**TASK TO COMPLETE**
Check every line below for the string "React", and copy the lines that contain it.

+ + + + +

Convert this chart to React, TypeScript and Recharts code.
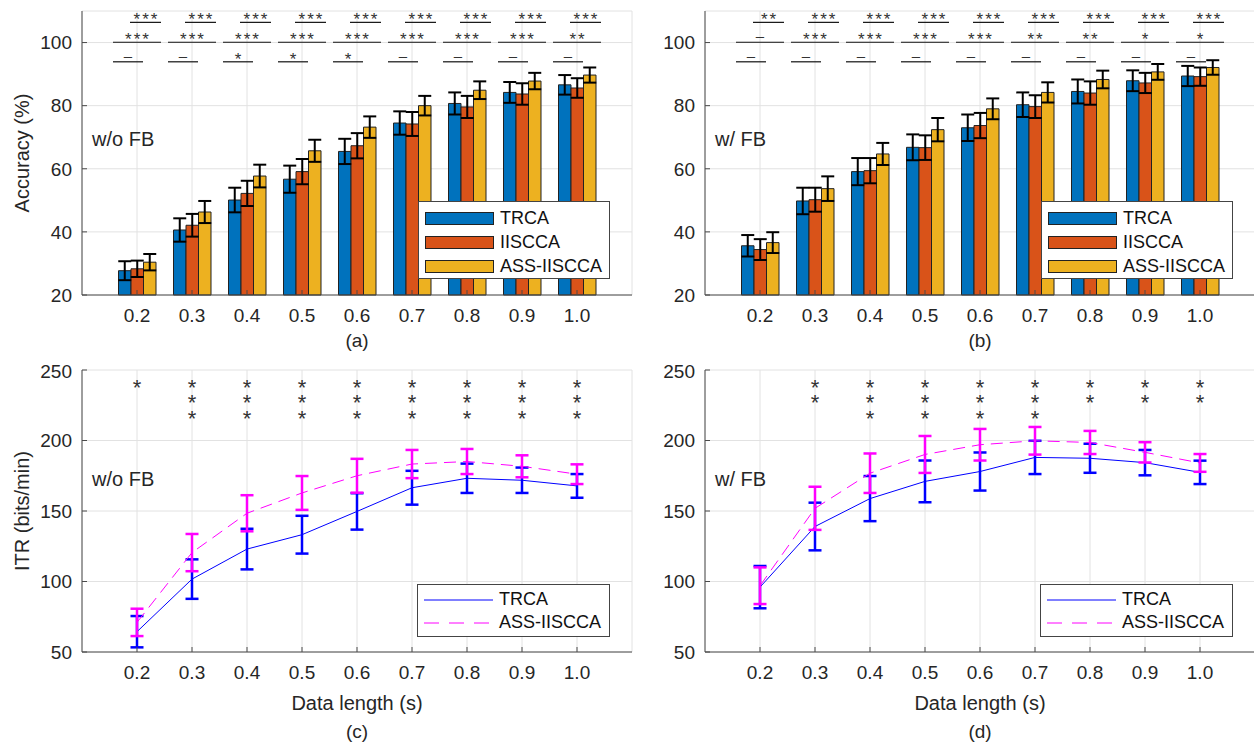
import React from "react";
import {
  Bar,
  BarChart,
  CartesianGrid,
  ErrorBar,
  Legend,
  Line,
  LineChart,
  ReferenceDot,
  XAxis,
  YAxis,
} from "recharts";

// data lengths (s)
const lengths = ["0.2", "0.3", "0.4", "0.5", "0.6", "0.7", "0.8", "0.9", "1.0"];

// accuracy (%), w/o filter bank
const accTrcaNoFb = [27.7, 40.6, 50.1, 56.7, 65.5, 74.5, 80.7, 84.2, 86.6];
const accTrcaNoFbErr = [3.0, 3.7, 3.9, 4.3, 4.0, 3.7, 3.5, 3.3, 3.1];
const accIisNoFb = [28.3, 42.1, 52.2, 59.1, 67.3, 74.2, 79.6, 83.7, 85.6];
const accIisNoFbErr = [2.6, 3.6, 4.0, 4.0, 4.0, 3.8, 3.5, 3.4, 3.1];
const accAssNoFb = [30.4, 46.3, 57.7, 65.7, 73.2, 80.0, 84.9, 87.8, 89.7];
const accAssNoFbErr = [2.6, 3.5, 3.6, 3.5, 3.4, 3.1, 2.8, 2.6, 2.4];

// accuracy (%), w/ filter bank
const accTrcaFb = [35.6, 49.8, 59.1, 66.8, 73.0, 80.3, 84.5, 87.9, 89.4];
const accTrcaFbErr = [3.4, 4.2, 4.3, 4.1, 4.2, 3.9, 3.8, 3.3, 3.2];
const accIisFb = [34.4, 50.2, 59.4, 66.7, 73.7, 79.7, 84.0, 87.2, 89.2];
const accIisFbErr = [3.3, 3.8, 4.0, 3.9, 4.0, 3.6, 3.7, 3.2, 2.9];
const accAssFb = [36.6, 53.7, 64.7, 72.4, 79.0, 84.2, 88.3, 90.7, 92.1];
const accAssFbErr = [3.3, 3.9, 3.5, 3.7, 3.3, 3.2, 2.8, 2.5, 2.3];

// significance marks: IISCCA vs ASS, TRCA vs ASS, TRCA vs IISCCA
const sigNoFbIA = ["***", "***", "***", "***", "***", "***", "***", "***", "***"];
const sigNoFbTA = ["***", "***", "***", "***", "***", "***", "***", "***", "**"];
const sigNoFbTI = ["–", "–", "*", "*", "*", "–", "–", "–", "–"];
const sigFbIA = ["**", "***", "***", "***", "***", "***", "***", "***", "***"];
const sigFbTA = ["–", "***", "***", "***", "***", "**", "**", "*", "*"];
const sigFbTI = ["–", "–", "–", "–", "–", "–", "–", "–", "–"];

// ITR (bits/min)
const itrTrcaNoFb = [64.4, 101.7, 123.0, 133.2, 149.7, 166.5, 173.2, 171.8, 167.8];
const itrTrcaNoFbErr = [11.1, 14.0, 14.4, 13.4, 12.9, 12.0, 10.4, 9.0, 8.4];
const itrAssNoFb = [71.0, 120.5, 148.4, 162.8, 175.0, 183.3, 185.1, 181.7, 176.1];
const itrAssNoFbErr = [9.7, 13.2, 12.8, 12.0, 12.0, 10.0, 8.9, 7.8, 7.0];
const itrTrcaFb = [96.0, 139.0, 158.8, 171.0, 178.0, 188.0, 187.4, 184.3, 177.4];
const itrTrcaFbErr = [15.0, 16.9, 16.0, 14.8, 13.5, 11.8, 10.3, 9.0, 8.3];
const itrAssFb = [97.0, 151.9, 176.8, 190.1, 197.0, 199.8, 198.6, 191.6, 184.1];
const itrAssFbErr = [13.0, 15.3, 14.0, 13.1, 11.2, 9.8, 8.2, 7.2, 6.3];

// number of stars above each ITR pair
const itrStarsNoFb = [1, 3, 3, 3, 3, 3, 3, 3, 3];
const itrStarsFb = [0, 2, 3, 3, 3, 3, 2, 2, 2];

const seriesOrder = ["TRCA", "IISCCA", "ASS-IISCCA"];

const FONT = 'Arial, "Liberation Sans", Helvetica, sans-serif';
const TEXT = "#262626";
const GRID = "#e2e2e2";
const AXIS = "#4a4a4a";

// bracket rows: y in accuracy units, x ends in px from group centre
const BRACKETS = [
  { y: 106.4, from: -7, to: 24 },
  { y: 100.1, from: -24, to: 24 },
  { y: 93.9, from: -24, to: 6 },
];

const ordered = (payload: any[] = []) =>
  [...payload].sort((a, b) => seriesOrder.indexOf(a.value) - seriesOrder.indexOf(b.value));

function SigMark({ cx, cy, from, to, text }: any) {
  const dash = text === "–";
  return (
    <g>
      <line x1={cx + from} x2={cx + to} y1={cy} y2={cy} stroke="#111" strokeWidth={1.2} />
      <text
        x={cx + (from + to) / 2 + (dash ? 0 : 1)}
        y={dash ? cy - 1 : cy + 3}
        textAnchor="middle"
        fontSize={dash ? 15 : 17}
        letterSpacing={dash ? 0 : 2}
        fill="#333"
        fontFamily={FONT}
      >
        {text}
      </text>
    </g>
  );
}

function StarStack({ cx, cy, n }: any) {
  return (
    <text y={cy + 12} textAnchor="middle" fontSize={22} fill="#333" fontFamily={FONT}>
      {Array.from({ length: n }).map((_, k) => (
        <tspan key={k} x={cx} dy={k === 0 ? 0 : 15.5}>
          *
        </tspan>
      ))}
    </text>
  );
}

function BarLegend({ payload }: any) {
  return (
    <div
      style={{
        width: 192,
        height: 78,
        boxSizing: "border-box",
        border: "1px solid #444",
        background: "#fff",
        padding: "4px 0 0 6px",
        fontFamily: FONT,
      }}
    >
      {ordered(payload).map((e: any) => (
        <div key={e.value} style={{ display: "flex", alignItems: "center", height: 24 }}>
          <span
            style={{
              display: "inline-block",
              width: 69,
              height: 13,
              boxSizing: "border-box",
              background: e.color,
              border: "1px solid #222",
            }}
          />
          <span style={{ marginLeft: 6, fontSize: 18, color: "#111" }}>{e.value}</span>
        </div>
      ))}
    </div>
  );
}

function LineLegend({ payload }: any) {
  return (
    <div
      style={{
        width: 193,
        height: 53,
        boxSizing: "border-box",
        border: "1px solid #444",
        background: "#fff",
        padding: "3px 0 0 6px",
        fontFamily: FONT,
      }}
    >
      {ordered(payload).map((e: any) => (
        <div key={e.value} style={{ display: "flex", alignItems: "center", height: 23 }}>
          <svg width={69} height={10}>
            <line
              x1={0}
              x2={69}
              y1={5}
              y2={5}
              stroke={e.color}
              strokeWidth={1}
              strokeDasharray={e.value === "ASS-IISCCA" ? "15 10" : undefined}
            />
          </svg>
          <span style={{ marginLeft: 6, fontSize: 18, color: "#111" }}>{e.value}</span>
        </div>
      ))}
    </div>
  );
}

function AccuracyPanel({ trca, trcaErr, iis, iisErr, ass, assErr, sigRows }: any) {
  const data = lengths.map((x, i) => ({
    x,
    trca: trca[i],
    trcaErr: trcaErr[i],
    iis: iis[i],
    iisErr: iisErr[i],
    ass: ass[i],
    assErr: assErr[i],
  }));
  return (
    <BarChart
      width={640}
      height={360}
      data={data}
      margin={{ top: 11, right: 8, left: 22, bottom: 35 }}
      barGap={0}
      barSize={12.5}
    >
      <CartesianGrid stroke={GRID} />
      <XAxis
        dataKey="x"
        interval={0}
        padding={{ left: 27.5, right: 27.5 }}
        tick={{ fill: TEXT, fontSize: 19, fontFamily: FONT }}
        tickSize={-5}
        tickMargin={19}
        stroke={AXIS}
      />
      <YAxis
        width={60}
        domain={[20, 110]}
        ticks={[20, 40, 60, 80, 100]}
        tick={{ fill: TEXT, fontSize: 19, fontFamily: FONT }}
        tickSize={-5}
        tickMargin={15}
        stroke={AXIS}
      />
      <Bar dataKey="trca" name="TRCA" fill="#0072BD" stroke="#222" strokeWidth={1} isAnimationActive={false}>
        <ErrorBar dataKey="trcaErr" width={6.5} strokeWidth={2} stroke="#000" direction="y" />
      </Bar>
      <Bar dataKey="iis" name="IISCCA" fill="#D95319" stroke="#222" strokeWidth={1} isAnimationActive={false}>
        <ErrorBar dataKey="iisErr" width={6.5} strokeWidth={2} stroke="#000" direction="y" />
      </Bar>
      <Bar dataKey="ass" name="ASS-IISCCA" fill="#EDB120" stroke="#222" strokeWidth={1} isAnimationActive={false}>
        <ErrorBar dataKey="assErr" width={6.5} strokeWidth={2} stroke="#000" direction="y" />
      </Bar>
      {BRACKETS.map((row, r) =>
        lengths.map((x, i) => (
          <ReferenceDot
            key={`b${r}-${i}`}
            x={x}
            y={row.y}
            r={0}
            ifOverflow="visible"
            shape={(p: any) => <SigMark cx={p.cx} cy={p.cy} from={row.from} to={row.to} text={sigRows[r][i]} />}
          />
        ))
      )}
      <Legend
        layout="vertical"
        align="center"
        verticalAlign="middle"
        width={192}
        height={78}
        wrapperStyle={{ left: 418, top: 201 }}
        content={(props: any) => <BarLegend payload={props.payload} />}
      />
    </BarChart>
  );
}

function ItrPanel({ trca, trcaErr, ass, assErr, stars }: any) {
  const data = lengths.map((x, i) => ({
    x,
    trca: trca[i],
    trcaErr: trcaErr[i],
    ass: ass[i],
    assErr: assErr[i],
  }));
  return (
    <LineChart width={640} height={360} data={data} margin={{ top: 10, right: 8, left: 22, bottom: 38 }}>
      <CartesianGrid stroke={GRID} />
      <XAxis
        dataKey="x"
        interval={0}
        padding={{ left: 55, right: 55 }}
        tick={{ fill: TEXT, fontSize: 19, fontFamily: FONT }}
        tickSize={-5}
        tickMargin={19}
        stroke={AXIS}
      />
      <YAxis
        width={60}
        domain={[50, 250]}
        ticks={[50, 100, 150, 200, 250]}
        tick={{ fill: TEXT, fontSize: 19, fontFamily: FONT }}
        tickSize={-5}
        tickMargin={15}
        stroke={AXIS}
      />
      <Line
        dataKey="trca"
        name="TRCA"
        stroke="#0000FF"
        strokeWidth={1}
        dot={false}
        activeDot={false}
        isAnimationActive={false}
      >
        <ErrorBar dataKey="trcaErr" width={6.5} strokeWidth={2.5} stroke="#0000FF" direction="y" />
      </Line>
      <Line
        dataKey="ass"
        name="ASS-IISCCA"
        stroke="#FF00FF"
        strokeWidth={1}
        strokeDasharray="12 7"
        dot={false}
        activeDot={false}
        isAnimationActive={false}
      >
        <ErrorBar dataKey="assErr" width={6.5} strokeWidth={2.5} stroke="#FF00FF" direction="y" />
      </Line>
      {lengths.map((x, i) =>
        stars[i] > 0 ? (
          <ReferenceDot
            key={`s${i}`}
            x={x}
            y={240.8}
            r={0}
            ifOverflow="visible"
            shape={(p: any) => <StarStack cx={p.cx} cy={p.cy} n={stars[i]} />}
          />
        ) : null
      )}
      <Legend
        layout="vertical"
        align="center"
        verticalAlign="middle"
        width={193}
        height={53}
        wrapperStyle={{ left: 417, top: 224 }}
        content={(props: any) => <LineLegend payload={props.payload} />}
      />
    </LineChart>
  );
}

export default function App() {
  return (
    <div style={{ position: "relative", width: 1254, height: 745, overflow: "hidden", background: "#fff", fontFamily: FONT }}>
      <style>{`body{margin:0}`}</style>
      <div style={{ position: "absolute", left: 0, top: 0 }}>
        <AccuracyPanel
          trca={accTrcaNoFb}
          trcaErr={accTrcaNoFbErr}
          iis={accIisNoFb}
          iisErr={accIisNoFbErr}
          ass={accAssNoFb}
          assErr={accAssNoFbErr}
          sigRows={[sigNoFbIA, sigNoFbTA, sigNoFbTI]}
        />
      </div>
      <div style={{ position: "absolute", left: 623, top: 0 }}>
        <AccuracyPanel
          trca={accTrcaFb}
          trcaErr={accTrcaFbErr}
          iis={accIisFb}
          iisErr={accIisFbErr}
          ass={accAssFb}
          assErr={accAssFbErr}
          sigRows={[sigFbIA, sigFbTA, sigFbTI]}
        />
      </div>
      <div style={{ position: "absolute", left: 0, top: 360 }}>
        <ItrPanel trca={itrTrcaNoFb} trcaErr={itrTrcaNoFbErr} ass={itrAssNoFb} assErr={itrAssNoFbErr} stars={itrStarsNoFb} />
      </div>
      <div style={{ position: "absolute", left: 623, top: 360 }}>
        <ItrPanel trca={itrTrcaFb} trcaErr={itrTrcaFbErr} ass={itrAssFb} assErr={itrAssFbErr} stars={itrStarsFb} />
      </div>
      <svg
        width={1254}
        height={745}
        style={{ position: "absolute", left: 0, top: 0, pointerEvents: "none" }}
        fontFamily={FONT}
        fill={TEXT}
      >
        <text transform="translate(29,153) rotate(-90)" textAnchor="middle" fontSize={20}>
          Accuracy (%)
        </text>
        <text transform="translate(29,511) rotate(-90)" textAnchor="middle" fontSize={20}>
          ITR (bits/min)
        </text>
        <text x={92} y={146} fontSize={20}>w/o FB</text>
        <text x={715} y={146} fontSize={20}>w/ FB</text>
        <text x={92} y={486} fontSize={20}>w/o FB</text>
        <text x={715} y={486} fontSize={20}>w/ FB</text>
        <text x={357} y={347} textAnchor="middle" fontSize={19}>(a)</text>
        <text x={980} y={347} textAnchor="middle" fontSize={19}>(b)</text>
        <text x={357} y={710} textAnchor="middle" fontSize={20}>Data length (s)</text>
        <text x={980} y={710} textAnchor="middle" fontSize={20}>Data length (s)</text>
        <text x={357} y={738} textAnchor="middle" fontSize={19}>(c)</text>
        <text x={980} y={738} textAnchor="middle" fontSize={19}>(d)</text>
      </svg>
    </div>
  );
}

+ + + + +

**EXPECTED ANSWER**
Convert this chart to React, TypeScript and Recharts code.
import React from "react";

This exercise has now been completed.